# UFC69: St. Pierre vs Serra Video + others :)



## Andrew Green (Apr 8, 2007)

St. Pierre vs Serra

[dmv]http://www.dailymotion.com/swf/3PmYAqdJCengrbFYM[/dmv]


----------



## FearlessFreep (Apr 8, 2007)

What, no video of Diego vs Josh?


----------



## Andrew Green (Apr 8, 2007)

not yet...  but if I find it I will post a link.
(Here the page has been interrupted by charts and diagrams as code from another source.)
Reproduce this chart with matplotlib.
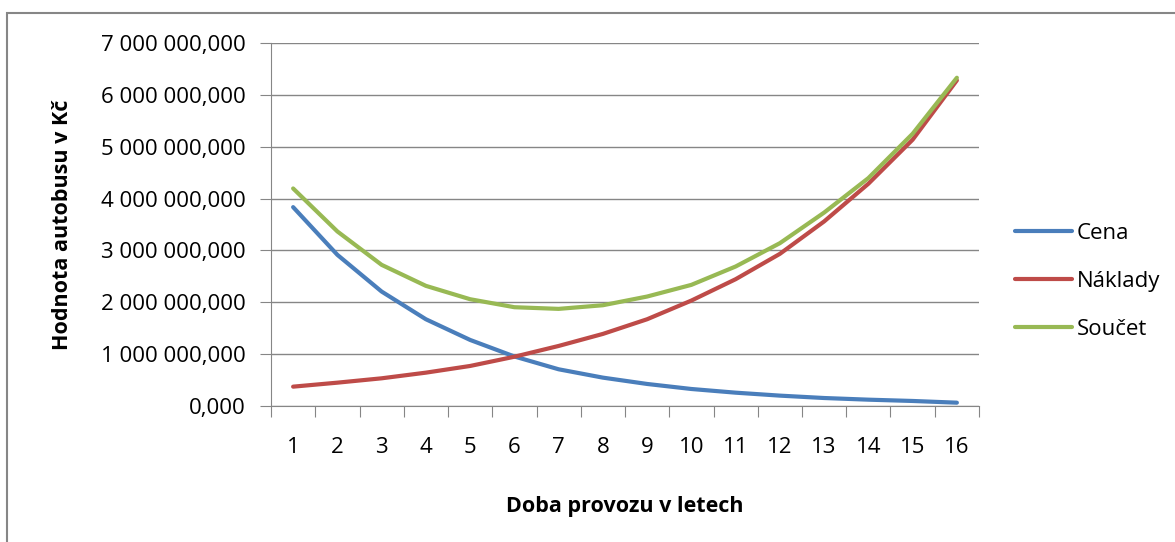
import matplotlib.pyplot as plt
from matplotlib.patches import Rectangle
from matplotlib.ticker import FuncFormatter, FixedLocator

years = list(range(1, 17))
cena = [3.835e6, 2.915e6, 2.207e6, 1.673e6, 1.274e6, 0.955e6, 0.708e6, 0.547e6,
        0.425e6, 0.328e6, 0.257e6, 0.200e6, 0.154e6, 0.122e6, 0.097e6, 0.064e6]
naklady = [0.373e6, 0.450e6, 0.534e6, 0.643e6, 0.772e6, 0.950e6, 1.158e6, 1.390e6,
           1.673e6, 2.033e6, 2.445e6, 2.934e6, 3.559e6, 4.286e6, 5.135e6, 6.280e6]
soucet = [4.195e6, 3.366e6, 2.722e6, 2.317e6, 2.059e6, 1.905e6, 1.873e6, 1.943e6,
          2.111e6, 2.336e6, 2.690e6, 3.140e6, 3.730e6, 4.395e6, 5.250e6, 6.330e6]

plt.rcParams['font.family'] = ['Open Sans', 'DejaVu Sans']

fig = plt.figure(figsize=(11.75, 5.42), dpi=100)
# outer chart border
fig.patches.append(Rectangle((7 / 1175, -0.1), 1.2, 1 - 13 / 542 + 0.1,
                             transform=fig.transFigure, fill=False,
                             edgecolor='#868686', lw=1.5))

ax = fig.add_axes([271 / 1175, 1 - 406 / 542, (979 - 271) / 1175, (406 - 43) / 542])

grid_c = '#868686'
ax.plot(years, cena, color='#4A7EBB', lw=3, label='Cena', solid_capstyle='round')
ax.plot(years, naklady, color='#BE4B48', lw=3, label='Náklady', solid_capstyle='round')
ax.plot(years, soucet, color='#98B954', lw=3, label='Součet', solid_capstyle='round')

ax.set_xlim(0.5, 16.5)
ax.set_ylim(0, 7e6)
ax.set_yticks([i * 1e6 for i in range(8)])
ax.yaxis.set_major_formatter(FuncFormatter(
    lambda v, p: f"{int(round(v)):,}".replace(',', ' ') + ',000'))
ax.grid(axis='y', color=grid_c, lw=1)
ax.set_axisbelow(True)

ax.xaxis.set_major_locator(FixedLocator([x + 0.5 for x in range(0, 17)]))
ax.xaxis.set_major_formatter(FuncFormatter(lambda v, p: ''))
ax.xaxis.set_minor_locator(FixedLocator(years))
ax.set_xticklabels([str(y) for y in years], minor=True)
ax.tick_params(axis='x', which='major', length=8, color=grid_c, direction='out')
ax.tick_params(axis='x', which='minor', length=0, pad=22, labelsize=16)
ax.tick_params(axis='y', length=8, color=grid_c, labelsize=16, pad=10)

for s in ['top', 'right']:
    ax.spines[s].set_visible(False)
for s in ['left', 'bottom']:
    ax.spines[s].set_color(grid_c)

ax.set_xlabel('Doba provozu v letech', fontsize=15.5, fontweight='bold', labelpad=28)
ax.set_ylabel('Hodnota autobusu v Kč', fontsize=15.5, fontweight='bold', labelpad=20)

ax.legend(loc='center left', bbox_to_anchor=(1.022, 0.344), frameon=False,
          fontsize=16, handlelength=2.6, handletextpad=0.2, labelspacing=1.22)

fig.savefig('out.png', dpi=100)
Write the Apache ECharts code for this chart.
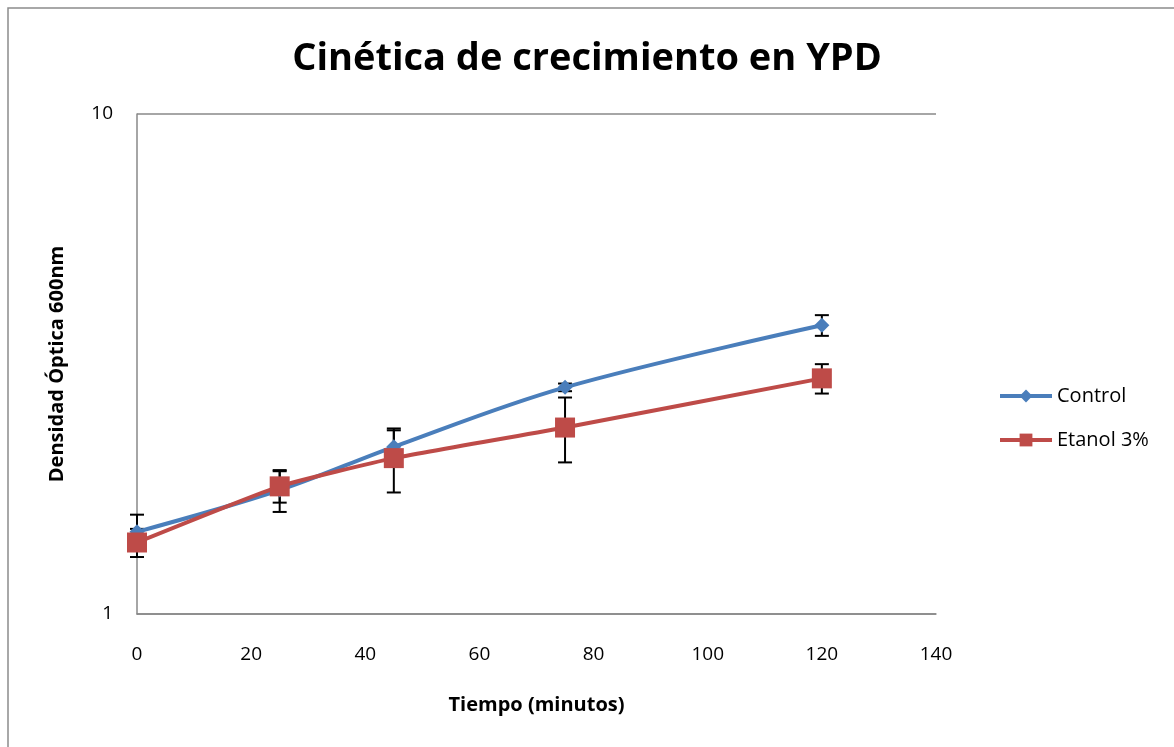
<!DOCTYPE html>
<html><head><meta charset="utf-8">
<script src="https://cdn.jsdelivr.net/npm/echarts@6/dist/echarts.min.js"></script>
<style>html,body{margin:0;padding:0;background:#fff}#c{width:1174px;height:747px}</style>
</head><body><div id="c"></div>
<script>
const times = [0, 25, 45, 75, 120];
const controlValues = [1.46, 1.77, 2.16, 2.84, 3.78];
const controlErr = [0.12, 0.17, 0.17, 0.05, 0.18];
const etanolValues = [1.39, 1.80, 2.05, 2.36, 2.96];
const etanolErr = [0.09, 0.13, 0.30, 0.35, 0.20];
const xTicks = [0, 20, 40, 60, 80, 100, 120, 140];
const yTicks = [1, 10];

const chart = echarts.init(document.getElementById('c'));
function errData(vals, errs){ return times.map((t,i)=>[t, vals[i]-errs[i], vals[i]+errs[i]]); }
function errRender(params, api){
  const x = api.value(0);
  const lo = api.coord([x, api.value(1)]);
  const hi = api.coord([x, api.value(2)]);
  const w = 7;
  const st = {stroke:'#000', lineWidth:2};
  return {type:'group', children:[
    {type:'line', shape:{x1:lo[0],y1:lo[1],x2:hi[0],y2:hi[1]}, style:st},
    {type:'line', shape:{x1:lo[0]-w,y1:lo[1],x2:lo[0]+w,y2:lo[1]}, style:st},
    {type:'line', shape:{x1:hi[0]-w,y1:hi[1],x2:hi[0]+w,y2:hi[1]}, style:st}
  ]};
}
const font = 'Open Sans, DejaVu Sans, sans-serif';
chart.setOption({
  animation:false,
  textStyle:{fontFamily:font},
  graphic:[{type:'rect', shape:{x:8,y:8,width:1200,height:800}, style:{fill:'none', stroke:'#8c8c8c', lineWidth:1.5}}],
  title:{text:'Cinética de crecimiento en YPD', left:'center', top:35, textStyle:{fontSize:38, fontWeight:'bold', color:'#000', fontFamily:font}},
  legend:{orient:'vertical', left:993, top:381, itemGap:24, itemWidth:52, itemHeight:16,
    lineStyle:{width:4},
    textStyle:{fontSize:20, color:'#000', fontFamily:font}, data:['Control','Etanol 3%']},
  grid:{left:137, right:238, top:114, bottom:133},
  xAxis:{type:'value', min:0, max:140, interval:20,
    name:'Tiempo (minutos)', nameLocation:'middle', nameGap:81,
    nameTextStyle:{fontSize:20, fontWeight:'bold', color:'#000'},
    axisLine:{lineStyle:{color:'#888', width:1.5}}, axisTick:{show:false},
    axisLabel:{fontSize:19, color:'#000', margin:31, formatter:v=>xTicks.includes(v)?String(v):''},
    splitLine:{show:false}},
  yAxis:{type:'log', logBase:10, min:1, max:10,
    name:'Densidad Óptica 600nm', nameLocation:'middle', nameGap:70,
    nameTextStyle:{fontSize:20, fontWeight:'bold', color:'#000'},
    axisLine:{show:true, lineStyle:{color:'#888', width:1.5}}, axisTick:{show:false},
    axisLabel:{fontSize:19, color:'#000', margin:24, fontFamily:font,
      formatter:v=>{const r=Math.round(v); return yTicks.includes(r)?String(r):'';}},
    splitLine:{show:true, lineStyle:{color:'#888', width:1.5}}},
  series:[
    {type:'custom', name:'errC', renderItem:errRender, data:errData(controlValues, controlErr), encode:{x:0,y:[1,2]}, z:3, silent:true},
    {type:'custom', name:'errE', renderItem:errRender, data:errData(etanolValues, etanolErr), encode:{x:0,y:[1,2]}, z:3, silent:true},
    {type:'line', name:'Control', data:times.map((t,i)=>[t,controlValues[i]]), smooth:0.35,
      symbol:'diamond', symbolSize:15, itemStyle:{color:'#4A7EBB'}, lineStyle:{width:4, color:'#4A7EBB'}, z:4},
    {type:'line', name:'Etanol 3%', data:times.map((t,i)=>[t,etanolValues[i]]), smooth:0.15,
      symbol:'rect', symbolSize:20, itemStyle:{color:'#BE4B48'}, lineStyle:{width:4, color:'#BE4B48'}, z:5}
  ]
});
</script></body></html>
sheesh, just no pleasing some people


----------



## Andrew Green (Apr 8, 2007)

Cummo vs haynes
[dmv]http://www.dailymotion.com/swf/24EOCjm6Qy9TxbGhM[/dmv]


----------



## Stillelman (Apr 8, 2007)

Haynes is becomming the blood doner to the UFC.  He gives the people that just enjoy seeing the blood aspect there portion.  I do not see any reason he needs to keep getting fights in the UFC, or any top tier club.


----------



## Skip Cooper (Apr 8, 2007)

Serra was my sentimental favorite, but I didn't think he would beat GSP.  A great fight, unfortunately no jiu jitsu :vu:


----------



## Hand Sword (Apr 9, 2007)

Wow! Judging from past performances, I thought an easy time would be had by St. Pierre. I'm a little surprised. Congrats to Matt Serra!


----------



## rutherford (Apr 9, 2007)

Sounds like Rashad Evans and Tito Ortiz were talking **** to each other during the show.


----------



## FearlessFreep (Apr 9, 2007)

Andrew Green said:


> not yet...  but if I find it I will post a link.
> 
> sheesh, just no pleasing some people



It was tongue in cheek.  The Diego/Josh match was not worth watching again


----------